Roughly speaking, he thinks the Democrats will become a more free-trade internationalist party, to match their educated middle class electorate, while the Republicans will become more nationalist and dirigiste.
This is not the first time he’s made this argument: for example, here’s a similar effort from April in the New York Times.
Lind, who started out in the 1990s as a neoconservative, now has a reputation as a bit of an eccentric. And you can see why, when you read passages like this:
The rise of populist nationalism on the right is paralleled by the rise of multicultural globalism on the center-left.
For multicultural globalists, national boundaries are increasingly obsolete and perhaps even immoral. According to the emerging progressive orthodoxy, the identities that count are subnational (race, gender, orientation) and supranational (citizenship of the world). While not necessarily representative of Democratic voters, progressive pundits and journalists increasingly speak a dialect of ethical cosmopolitanism or globalism — the idea that it is unjust to discriminate in favor of one’s fellow nationals against citizens of foreign countries.
This difference in worldviews maps neatly into differences in policy. Nationalists support immigration and trade deals only if they improve the living standards of citizens of the nation. For the new, globally minded progressives, the mere well-being of American workers is not a good enough reason to oppose immigration or trade liberalization.
But although this is greatly overstated – whatever some “progressive pundits” might say, there’s no way mainstream centre-left politicians are going to abandon the language of patriotism – I do think there’s a core of truth in it.
Bernie Sanders and his “socialism” may have obscured the extent to which the Democratic Party has become friendly to free market policies.
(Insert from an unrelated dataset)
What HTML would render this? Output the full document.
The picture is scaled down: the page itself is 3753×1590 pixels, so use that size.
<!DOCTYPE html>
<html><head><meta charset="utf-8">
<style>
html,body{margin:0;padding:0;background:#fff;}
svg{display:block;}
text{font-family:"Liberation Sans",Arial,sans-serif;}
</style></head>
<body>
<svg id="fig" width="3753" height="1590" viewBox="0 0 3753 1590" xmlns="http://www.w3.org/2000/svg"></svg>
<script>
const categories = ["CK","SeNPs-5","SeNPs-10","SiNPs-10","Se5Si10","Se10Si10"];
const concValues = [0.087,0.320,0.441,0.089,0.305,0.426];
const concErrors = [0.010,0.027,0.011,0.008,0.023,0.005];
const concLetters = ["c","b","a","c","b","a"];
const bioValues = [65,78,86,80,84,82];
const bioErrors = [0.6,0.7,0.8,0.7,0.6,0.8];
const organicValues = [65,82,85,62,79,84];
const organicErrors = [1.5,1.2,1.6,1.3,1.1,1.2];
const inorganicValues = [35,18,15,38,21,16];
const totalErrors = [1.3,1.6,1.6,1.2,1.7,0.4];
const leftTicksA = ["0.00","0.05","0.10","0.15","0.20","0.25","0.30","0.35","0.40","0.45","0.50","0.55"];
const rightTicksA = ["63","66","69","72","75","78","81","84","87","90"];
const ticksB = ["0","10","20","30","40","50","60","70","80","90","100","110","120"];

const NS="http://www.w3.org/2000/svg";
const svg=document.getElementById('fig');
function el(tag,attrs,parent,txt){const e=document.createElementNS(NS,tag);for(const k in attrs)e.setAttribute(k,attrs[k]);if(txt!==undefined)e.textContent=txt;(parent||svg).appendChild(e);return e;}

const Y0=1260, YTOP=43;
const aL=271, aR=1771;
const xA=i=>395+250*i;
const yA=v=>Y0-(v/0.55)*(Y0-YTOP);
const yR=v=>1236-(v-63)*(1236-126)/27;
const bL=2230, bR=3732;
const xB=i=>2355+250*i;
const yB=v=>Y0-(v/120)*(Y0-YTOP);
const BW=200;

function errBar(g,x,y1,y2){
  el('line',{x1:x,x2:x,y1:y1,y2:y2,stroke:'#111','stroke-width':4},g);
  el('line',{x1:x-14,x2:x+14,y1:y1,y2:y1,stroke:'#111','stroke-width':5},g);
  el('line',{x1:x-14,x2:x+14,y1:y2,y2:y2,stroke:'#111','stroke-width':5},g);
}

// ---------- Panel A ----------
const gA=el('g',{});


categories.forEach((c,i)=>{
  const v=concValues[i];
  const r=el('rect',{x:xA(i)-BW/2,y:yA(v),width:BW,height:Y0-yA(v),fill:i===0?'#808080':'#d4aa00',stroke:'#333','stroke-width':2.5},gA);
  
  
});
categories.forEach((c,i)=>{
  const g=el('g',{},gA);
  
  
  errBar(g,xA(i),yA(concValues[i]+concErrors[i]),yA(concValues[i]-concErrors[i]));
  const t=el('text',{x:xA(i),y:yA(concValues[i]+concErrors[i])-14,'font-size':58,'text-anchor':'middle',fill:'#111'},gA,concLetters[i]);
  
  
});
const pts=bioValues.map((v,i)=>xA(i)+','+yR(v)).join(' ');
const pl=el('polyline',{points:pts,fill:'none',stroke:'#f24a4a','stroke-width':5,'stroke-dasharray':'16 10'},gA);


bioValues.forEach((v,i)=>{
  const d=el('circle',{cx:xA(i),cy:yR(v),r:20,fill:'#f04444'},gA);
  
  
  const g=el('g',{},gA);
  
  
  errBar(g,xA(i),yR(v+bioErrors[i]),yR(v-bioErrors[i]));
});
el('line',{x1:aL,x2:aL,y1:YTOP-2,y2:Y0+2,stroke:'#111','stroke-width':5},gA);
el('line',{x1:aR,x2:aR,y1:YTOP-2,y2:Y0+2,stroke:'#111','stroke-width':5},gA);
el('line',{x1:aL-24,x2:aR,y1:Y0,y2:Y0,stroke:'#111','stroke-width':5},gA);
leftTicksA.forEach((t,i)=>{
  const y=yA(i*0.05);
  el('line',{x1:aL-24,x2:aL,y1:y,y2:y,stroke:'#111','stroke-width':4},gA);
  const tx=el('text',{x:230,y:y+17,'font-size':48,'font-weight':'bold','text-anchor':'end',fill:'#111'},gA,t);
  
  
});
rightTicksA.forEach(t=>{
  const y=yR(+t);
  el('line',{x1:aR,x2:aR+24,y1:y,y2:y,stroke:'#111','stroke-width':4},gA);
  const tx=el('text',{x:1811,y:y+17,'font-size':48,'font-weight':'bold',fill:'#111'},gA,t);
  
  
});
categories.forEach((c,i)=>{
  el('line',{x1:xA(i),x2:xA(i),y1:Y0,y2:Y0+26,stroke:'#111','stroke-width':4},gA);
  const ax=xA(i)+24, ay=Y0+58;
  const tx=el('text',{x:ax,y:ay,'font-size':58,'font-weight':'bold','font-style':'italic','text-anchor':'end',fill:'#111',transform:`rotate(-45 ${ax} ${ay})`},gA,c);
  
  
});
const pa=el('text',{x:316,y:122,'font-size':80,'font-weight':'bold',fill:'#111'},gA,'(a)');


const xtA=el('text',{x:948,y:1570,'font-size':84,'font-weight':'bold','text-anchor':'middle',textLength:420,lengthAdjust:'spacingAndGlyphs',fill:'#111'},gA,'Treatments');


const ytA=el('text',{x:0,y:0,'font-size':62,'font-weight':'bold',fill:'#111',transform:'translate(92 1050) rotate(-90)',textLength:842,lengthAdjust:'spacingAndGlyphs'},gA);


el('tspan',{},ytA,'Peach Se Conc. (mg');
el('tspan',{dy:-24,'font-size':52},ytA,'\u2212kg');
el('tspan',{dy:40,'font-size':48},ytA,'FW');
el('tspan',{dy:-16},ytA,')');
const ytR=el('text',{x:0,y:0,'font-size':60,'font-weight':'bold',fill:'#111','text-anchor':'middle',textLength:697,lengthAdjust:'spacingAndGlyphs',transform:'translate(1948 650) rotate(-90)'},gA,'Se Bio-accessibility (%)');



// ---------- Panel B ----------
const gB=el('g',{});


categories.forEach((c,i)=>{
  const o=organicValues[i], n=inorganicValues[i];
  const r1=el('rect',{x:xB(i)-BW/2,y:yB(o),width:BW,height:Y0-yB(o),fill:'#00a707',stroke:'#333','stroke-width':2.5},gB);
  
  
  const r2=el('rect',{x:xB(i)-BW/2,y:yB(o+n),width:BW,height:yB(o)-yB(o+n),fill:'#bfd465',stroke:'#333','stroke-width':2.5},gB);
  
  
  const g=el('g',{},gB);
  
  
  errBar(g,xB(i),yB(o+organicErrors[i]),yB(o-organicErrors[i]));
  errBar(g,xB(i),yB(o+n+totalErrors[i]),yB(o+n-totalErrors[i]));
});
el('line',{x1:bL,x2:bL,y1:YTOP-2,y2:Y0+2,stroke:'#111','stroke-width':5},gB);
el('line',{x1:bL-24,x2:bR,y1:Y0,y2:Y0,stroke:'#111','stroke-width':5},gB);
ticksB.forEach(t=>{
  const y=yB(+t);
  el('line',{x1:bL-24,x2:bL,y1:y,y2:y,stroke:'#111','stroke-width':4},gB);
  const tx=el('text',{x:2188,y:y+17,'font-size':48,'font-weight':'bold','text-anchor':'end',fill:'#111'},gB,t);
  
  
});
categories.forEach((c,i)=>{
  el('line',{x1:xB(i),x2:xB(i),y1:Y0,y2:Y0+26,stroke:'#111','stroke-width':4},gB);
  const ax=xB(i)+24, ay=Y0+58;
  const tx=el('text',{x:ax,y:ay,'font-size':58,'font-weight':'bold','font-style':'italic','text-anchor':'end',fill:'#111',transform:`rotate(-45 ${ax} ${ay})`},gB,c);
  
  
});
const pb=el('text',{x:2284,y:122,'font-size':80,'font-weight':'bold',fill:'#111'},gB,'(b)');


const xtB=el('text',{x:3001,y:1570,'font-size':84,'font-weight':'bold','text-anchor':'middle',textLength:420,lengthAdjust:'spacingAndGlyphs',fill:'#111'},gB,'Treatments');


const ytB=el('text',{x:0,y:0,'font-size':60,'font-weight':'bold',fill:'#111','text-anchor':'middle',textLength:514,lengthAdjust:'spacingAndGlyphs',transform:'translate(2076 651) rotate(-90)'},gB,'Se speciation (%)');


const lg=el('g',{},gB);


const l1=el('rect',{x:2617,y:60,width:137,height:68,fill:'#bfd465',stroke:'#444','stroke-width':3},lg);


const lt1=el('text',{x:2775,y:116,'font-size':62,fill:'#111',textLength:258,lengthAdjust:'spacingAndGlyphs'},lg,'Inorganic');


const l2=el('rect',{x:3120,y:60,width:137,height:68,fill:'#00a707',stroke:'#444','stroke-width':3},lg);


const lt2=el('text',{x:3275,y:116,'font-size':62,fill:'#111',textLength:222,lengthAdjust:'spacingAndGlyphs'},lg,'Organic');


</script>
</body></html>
Contrary to what you might expect, it’s now Democrats rather than Republicans who are more likely to support free trade agreements, as a Pew Centre survey (cited by Lind) this year revealed.
I’m not sure that immigration is quite so central as Lind makes out, but it does seem as if the days when it was commonplace to support free movement for goods but not people (or sometimes vice versa) are coming to an end. For Donald Trump, like his ideological allies on the European far right, hostility to immigration and to free trade form a seamless whole; his opponents may be coming around to the same point of view. (Although note that support for free trade is quite compatible with opposition to mercantilist vehicles like the Trans-Pacific Partnership.)
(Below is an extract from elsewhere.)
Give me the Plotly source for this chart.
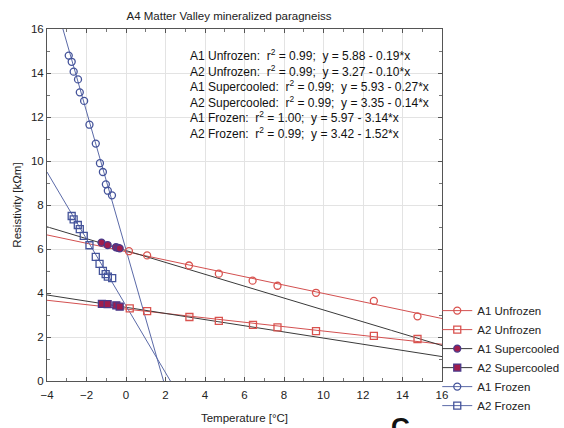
import numpy as np
import plotly.graph_objects as go

# ---- data ----
a1_unfrozen_t = [0.15, 1.07, 3.19, 4.70, 6.41, 7.67, 9.62, 12.55, 14.76]
a1_unfrozen_r = [5.90, 5.71, 5.25, 4.88, 4.56, 4.33, 4.01, 3.64, 2.94]

a2_unfrozen_t = [0.19, 1.07, 3.21, 4.70, 6.43, 7.67, 9.62, 12.55, 14.76]
a2_unfrozen_r = [3.30, 3.18, 2.91, 2.73, 2.55, 2.44, 2.27, 2.05, 1.91]

a1_super_t = [-1.24, -0.93, -0.51, -0.40, -0.32]
a1_super_r = [6.29, 6.18, 6.08, 6.05, 6.03]

a2_super_t = [-1.22, -0.93, -0.49, -0.32]
a2_super_r = [3.51, 3.49, 3.44, 3.38]

a1_frozen_t = [-2.90, -2.75, -2.65, -2.43, -2.34, -2.12, -1.85, -1.53, -1.32,
               -1.17, -1.02, -0.92, -0.71]
a1_frozen_r = [14.79, 14.51, 14.06, 13.71, 13.12, 12.73, 11.65, 10.79, 9.90,
               9.50, 8.94, 8.65, 8.44]

a2_frozen_t = [-2.75, -2.65, -2.44, -2.34, -2.14, -1.85, -1.53, -1.34, -1.17,
               -1.03, -0.92, -0.70]
a2_frozen_r = [7.50, 7.35, 7.09, 6.90, 6.60, 6.17, 5.64, 5.32, 5.01,
               4.86, 4.74, 4.68]

# fit lines (intercept, slope) as printed on the chart
fit_names = ["A1 Unfrozen", "A2 Unfrozen", "A1 Supercooled", "A2 Supercooled",
             "A1 Frozen", "A2 Frozen"]
fit_r2 = ["0.99", "0.99", "0.99", "0.99", "1.00", "0.99"]
fit_a = [5.88, 3.27, 5.93, 3.35, 5.97, 3.42]
fit_b = [0.19, 0.10, 0.27, 0.14, 3.14, 1.52]

x_ticks = [-4, -2, 0, 2, 4, 6, 8, 10, 12, 14, 16]
y_ticks = [0, 2, 4, 6, 8, 10, 12, 14, 16]

RED = "#d9534f"
LRED = "#d35050"
BLUE = "#44539a"
LBLUE = "#5b6aa8"
DARK = "#3a3a3a"
SUPER = "#a01d4c"

fig = go.Figure()

# regression lines
xs = np.linspace(-4, 16, 401)
line_cols = [LRED, LRED, DARK, DARK, LBLUE, LBLUE]
for a, b, c in zip(fit_a, fit_b, line_cols):
    ys = a - b * xs
    fig.add_trace(go.Scatter(x=xs, y=ys, mode="lines",
                             line=dict(color=c, width=1),
                             showlegend=False, hoverinfo="skip"))

series = [
    ("A1 Unfrozen", a1_unfrozen_t, a1_unfrozen_r, "circle-open", RED, RED, LRED),
    ("A2 Unfrozen", a2_unfrozen_t, a2_unfrozen_r, "square-open", RED, RED, LRED),
    ("A1 Supercooled", a1_super_t, a1_super_r, "circle", SUPER, "#4a3a8a", DARK),
    ("A2 Supercooled", a2_super_t, a2_super_r, "square", SUPER, "#4a3a8a", DARK),
    ("A1 Frozen", a1_frozen_t, a1_frozen_r, "circle-open", BLUE, BLUE, LBLUE),
    ("A2 Frozen", a2_frozen_t, a2_frozen_r, "square-open", BLUE, BLUE, LBLUE),
]
for name, t, r, sym, fc, lc, lnc in series:
    mk = dict(symbol=sym, size=7, color=fc, line=dict(color=lc, width=1.3))
    fig.add_trace(go.Scatter(x=t, y=r, mode="markers", name=name,
                             marker=mk, showlegend=False))
    # legend entry: marker with line sample, like the reference key
    fig.add_trace(go.Scatter(x=[None], y=[None], mode="lines+markers",
                             name=name, marker=mk,
                             line=dict(color=lnc, width=1)))

txt_lines = []
for n, r2, a, b in zip(fit_names, fit_r2, fit_a, fit_b):
    txt_lines.append(f"{n}:\u00a0 r<sup>2</sup> = {r2};\u00a0 y = {a:.2f} - {b:.2f}*x")
fig.add_annotation(
    text="<br>".join(txt_lines), xref="paper", yref="paper",
    x=0.358, y=0.955, xanchor="left", yanchor="top", align="left",
    showarrow=False, font=dict(size=12, color="#111"),
)

fig.add_annotation(text="<b>C</b>", xref="paper", yref="paper",
                   x=0.895, y=-0.082, xanchor="center", yanchor="top",
                   showarrow=False, font=dict(size=26, color="#111"))

fig.update_layout(
    width=564, height=428,
    margin=dict(l=47, r=122, t=29, b=47, autoexpand=False),
    paper_bgcolor="white", plot_bgcolor="white",
    font=dict(family="Liberation Sans, Arial, sans-serif", size=11, color="#222"),
    title=dict(text="A4 Matter Valley mineralized paragneiss",
               x=0.406, xanchor="center", y=0.962, yanchor="middle",
               font=dict(size=11.5, color="#222")),
    legend=dict(x=0.988, y=0.065, xanchor="left", yanchor="middle",
                font=dict(size=11.5, color="#222"), bgcolor="rgba(0,0,0,0)",
                tracegroupgap=0, itemwidth=30),
)
fig.update_xaxes(
    range=[-4, 16], tickvals=x_ticks, showgrid=True, gridcolor="#e3e3e3",
    gridwidth=1, zeroline=False, showline=True, linecolor="#555",
    linewidth=1, mirror="ticks", ticks="inside", ticklen=4, tickcolor="#555",
    minor=dict(dtick=1, ticks="inside", ticklen=3, tickcolor="#777",
               showgrid=False),
    ticklabelstandoff=3,
    title=dict(text="Temperature [°C]", font=dict(size=11.5), standoff=14),
    tickfont=dict(size=11.5),
)
fig.update_yaxes(
    range=[0, 16], tickvals=y_ticks, showgrid=True, gridcolor="#e3e3e3",
    gridwidth=1, zeroline=False, showline=True, linecolor="#555",
    linewidth=1, mirror="ticks", ticks="inside", ticklen=4, tickcolor="#555",
    minor=dict(dtick=1, ticks="inside", ticklen=3, tickcolor="#777",
               showgrid=False),
    title=dict(text="Resistivity [kΩm]", font=dict(size=11.5), standoff=6),
    tickfont=dict(size=11.5),
)

fig.write_html("out.html")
It’s another question whether, as Lind seems to assume, the Trumpite Republican Party will abandon its support for policies that favor Wall Street and other giant corporate interests. Given the historical record of fascism in making its peace with the corporate sector, I think that’s unlikely. Monopoly capitalists are quite capable of throwing free enterprise overboard along with other freedoms, in return for protection of their special privileges.
Meanwhile the Democrats are gravitating more to, in Lind’s somewhat hyperbolic words, an “emerging progressive ideology of post-national cosmopolitanism [that] will fit nicely with urban economies which depend on finance, tech and other industries of global scope.”
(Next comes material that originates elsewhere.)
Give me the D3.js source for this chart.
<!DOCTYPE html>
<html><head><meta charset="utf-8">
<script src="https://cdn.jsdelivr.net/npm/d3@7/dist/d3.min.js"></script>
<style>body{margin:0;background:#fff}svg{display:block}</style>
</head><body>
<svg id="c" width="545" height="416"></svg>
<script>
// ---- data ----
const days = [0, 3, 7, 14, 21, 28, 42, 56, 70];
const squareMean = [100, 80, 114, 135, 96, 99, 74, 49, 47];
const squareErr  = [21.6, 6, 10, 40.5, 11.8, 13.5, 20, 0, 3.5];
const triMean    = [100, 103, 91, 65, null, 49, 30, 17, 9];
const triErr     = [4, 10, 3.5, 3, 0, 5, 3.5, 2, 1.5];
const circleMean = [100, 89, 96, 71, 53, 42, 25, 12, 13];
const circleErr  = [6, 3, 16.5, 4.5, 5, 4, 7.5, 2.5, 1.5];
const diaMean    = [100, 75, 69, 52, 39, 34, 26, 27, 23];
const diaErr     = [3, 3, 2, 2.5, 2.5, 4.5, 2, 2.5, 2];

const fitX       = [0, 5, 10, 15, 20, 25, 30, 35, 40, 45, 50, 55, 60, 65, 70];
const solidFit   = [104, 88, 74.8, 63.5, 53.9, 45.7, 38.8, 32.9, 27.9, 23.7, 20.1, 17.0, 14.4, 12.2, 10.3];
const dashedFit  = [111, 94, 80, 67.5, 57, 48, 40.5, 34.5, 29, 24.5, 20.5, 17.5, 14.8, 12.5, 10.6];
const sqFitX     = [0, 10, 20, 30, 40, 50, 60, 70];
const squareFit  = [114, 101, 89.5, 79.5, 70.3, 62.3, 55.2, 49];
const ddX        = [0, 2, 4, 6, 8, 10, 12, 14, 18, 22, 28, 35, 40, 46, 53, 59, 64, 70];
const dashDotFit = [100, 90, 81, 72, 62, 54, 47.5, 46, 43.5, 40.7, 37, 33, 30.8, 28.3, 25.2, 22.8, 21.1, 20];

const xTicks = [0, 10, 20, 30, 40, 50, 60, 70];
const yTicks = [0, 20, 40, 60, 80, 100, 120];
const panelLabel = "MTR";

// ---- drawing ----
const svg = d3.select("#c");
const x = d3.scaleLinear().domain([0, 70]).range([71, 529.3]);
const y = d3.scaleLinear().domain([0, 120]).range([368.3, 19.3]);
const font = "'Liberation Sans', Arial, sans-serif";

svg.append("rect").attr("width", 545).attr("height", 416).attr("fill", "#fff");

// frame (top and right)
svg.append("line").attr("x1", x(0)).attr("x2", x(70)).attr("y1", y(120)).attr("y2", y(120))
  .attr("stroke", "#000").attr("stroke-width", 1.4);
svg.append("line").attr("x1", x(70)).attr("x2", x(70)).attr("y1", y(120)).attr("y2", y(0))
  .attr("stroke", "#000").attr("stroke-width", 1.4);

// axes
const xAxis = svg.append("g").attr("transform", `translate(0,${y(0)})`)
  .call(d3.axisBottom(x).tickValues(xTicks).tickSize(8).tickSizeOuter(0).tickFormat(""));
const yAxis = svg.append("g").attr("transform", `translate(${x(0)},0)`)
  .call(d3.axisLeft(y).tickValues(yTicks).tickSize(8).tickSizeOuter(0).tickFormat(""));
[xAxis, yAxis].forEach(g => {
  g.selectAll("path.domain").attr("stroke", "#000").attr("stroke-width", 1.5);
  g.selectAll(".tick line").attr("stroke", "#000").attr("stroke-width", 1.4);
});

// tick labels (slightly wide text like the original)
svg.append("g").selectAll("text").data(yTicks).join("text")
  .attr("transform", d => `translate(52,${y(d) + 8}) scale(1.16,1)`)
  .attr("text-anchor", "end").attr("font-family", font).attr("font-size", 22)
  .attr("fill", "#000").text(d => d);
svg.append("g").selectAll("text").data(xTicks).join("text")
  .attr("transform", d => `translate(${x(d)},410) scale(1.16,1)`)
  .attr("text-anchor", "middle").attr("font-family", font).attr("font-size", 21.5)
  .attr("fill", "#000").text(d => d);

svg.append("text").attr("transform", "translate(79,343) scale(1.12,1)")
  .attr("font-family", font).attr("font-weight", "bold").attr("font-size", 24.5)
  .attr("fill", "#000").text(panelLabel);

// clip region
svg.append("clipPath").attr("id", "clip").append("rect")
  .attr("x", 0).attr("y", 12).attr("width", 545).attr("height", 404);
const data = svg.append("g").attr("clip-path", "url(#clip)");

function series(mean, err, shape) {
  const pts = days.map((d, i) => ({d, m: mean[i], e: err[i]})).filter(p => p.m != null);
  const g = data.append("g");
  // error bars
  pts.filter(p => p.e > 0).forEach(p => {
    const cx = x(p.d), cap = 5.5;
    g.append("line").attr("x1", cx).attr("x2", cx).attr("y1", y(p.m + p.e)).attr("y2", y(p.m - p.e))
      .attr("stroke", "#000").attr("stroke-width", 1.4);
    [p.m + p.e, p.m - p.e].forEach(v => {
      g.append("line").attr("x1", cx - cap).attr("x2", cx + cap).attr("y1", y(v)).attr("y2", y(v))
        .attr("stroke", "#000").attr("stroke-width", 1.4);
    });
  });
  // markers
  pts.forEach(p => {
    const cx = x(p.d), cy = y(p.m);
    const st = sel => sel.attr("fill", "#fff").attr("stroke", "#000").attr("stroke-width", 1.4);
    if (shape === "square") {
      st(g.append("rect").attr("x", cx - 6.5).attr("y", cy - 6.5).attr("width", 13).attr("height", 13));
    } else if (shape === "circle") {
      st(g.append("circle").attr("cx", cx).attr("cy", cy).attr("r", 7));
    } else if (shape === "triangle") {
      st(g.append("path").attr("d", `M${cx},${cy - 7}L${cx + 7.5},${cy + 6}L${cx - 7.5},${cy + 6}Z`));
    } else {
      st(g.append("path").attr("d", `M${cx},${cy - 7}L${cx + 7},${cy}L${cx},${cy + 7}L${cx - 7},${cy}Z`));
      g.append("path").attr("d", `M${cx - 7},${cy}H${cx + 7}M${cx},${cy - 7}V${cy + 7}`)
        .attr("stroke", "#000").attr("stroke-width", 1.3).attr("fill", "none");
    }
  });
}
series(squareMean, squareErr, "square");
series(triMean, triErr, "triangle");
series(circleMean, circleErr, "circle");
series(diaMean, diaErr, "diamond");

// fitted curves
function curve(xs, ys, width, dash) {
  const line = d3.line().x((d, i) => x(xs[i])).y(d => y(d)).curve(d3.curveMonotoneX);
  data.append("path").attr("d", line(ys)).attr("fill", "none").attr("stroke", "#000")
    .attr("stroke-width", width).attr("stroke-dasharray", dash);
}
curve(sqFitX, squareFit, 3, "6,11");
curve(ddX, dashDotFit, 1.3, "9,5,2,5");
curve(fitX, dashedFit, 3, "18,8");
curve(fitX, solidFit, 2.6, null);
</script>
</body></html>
Realignment is not a new idea. Twelve years ago, when John Kerry lost narrowly to George Bush junior, I remarked that “The Democrats are becoming more the party of the educated, the secular and the cosmopolitan, while their opponents attract the ignorant, the nativists and the fundamentalists.” Critics pointed out that voting Republican was still positively correlated with wealth and education, but that missed the force of the word “becoming” – I was talking about a trend, not an established fact.
Now one can be much more confident about that trend. Lind’s extrapolation of it into the 2020s and 2030s is certainly speculative, but it no longer seems absurd.
The one major thing that Lind doesn’t really deal with is gender. The Democrats’ relative advantage among female voters is big and getting bigger; the Republicans risk becoming not just “a party of mostly working-class whites,” but a party of working-class white males. And while I think Lind is right to say that Democrats shouldn’t take the continued allegiance of Hispanic voters for granted, the continued desertion of the Republicans by white women would more than make up for any losses on that front.
I’m not convinced. However much the Democrats have moved to the right on economic issues, the Republicans in turn have drifted further and further right. For instance, New York governor Andrew Cuomo might be emblematic as the prototypical socially liberal, economically rational Democrat. But whilst some consider him to have betrayed working class interests, he’s still a far cry from the anti-tax fundamentalism of Kansas governor Sam Brownback. So what we’ve seen isn’t so much a realignment as a rightward shift in the political centre of gravity.
In fact I would argue that the Democrats have tacked left a little bit recently. The Affordable Care Act and Dodd-Frank are classic social democratic responses to market failure. In all likelihood, a Hillary Clinton administration will look more the Obama administration than her husband’s. I don’t think success of Bernie Sanders is an aberration either. I expect the Sanders/Warren faction of the Democrats to become larger and more influential.
Lind argues that the economic interests of the Republican base will eventually trump the ideological inclinations of Republican office holders. But that ignores the fact that the GOP has become more and more extreme in its anti-government ideology at the same time as its base has become more and more lower class. Whilst the Donald may not completely subscribe to this economic agenda, I just don’t see him or anyone else changing the party in the medium term. It’s too ingrained.
LikeLike
Thanks David. Look, I’m not fully convinced either: I think there’s a real trend there, but just how it will play out in coming years is very hard to pick. I agree that “a rightward shift in the political centre of gravity” is a good description of what’s happened in some respects; on issues like tax and financial regulation that seems to work. On other issues, less so: compared to say 30 years ago, it seem the Republicans are more likely to be anti-immigration and the Democrats pro. Much the same may be happening on trade.
As to the Republicans’ extreme “anti-government ideology”, I think you’ve got to look at what parties do as well as what they say. The Republicans are very big on cutting taxes for rich people and welfare for poor people (particularly poor non-white people), but I don’t see much enthusiasm in practice for a general downsizing of government. Lind thinks that eventually the rhetoric will come to match the reality on that score, and he may be right.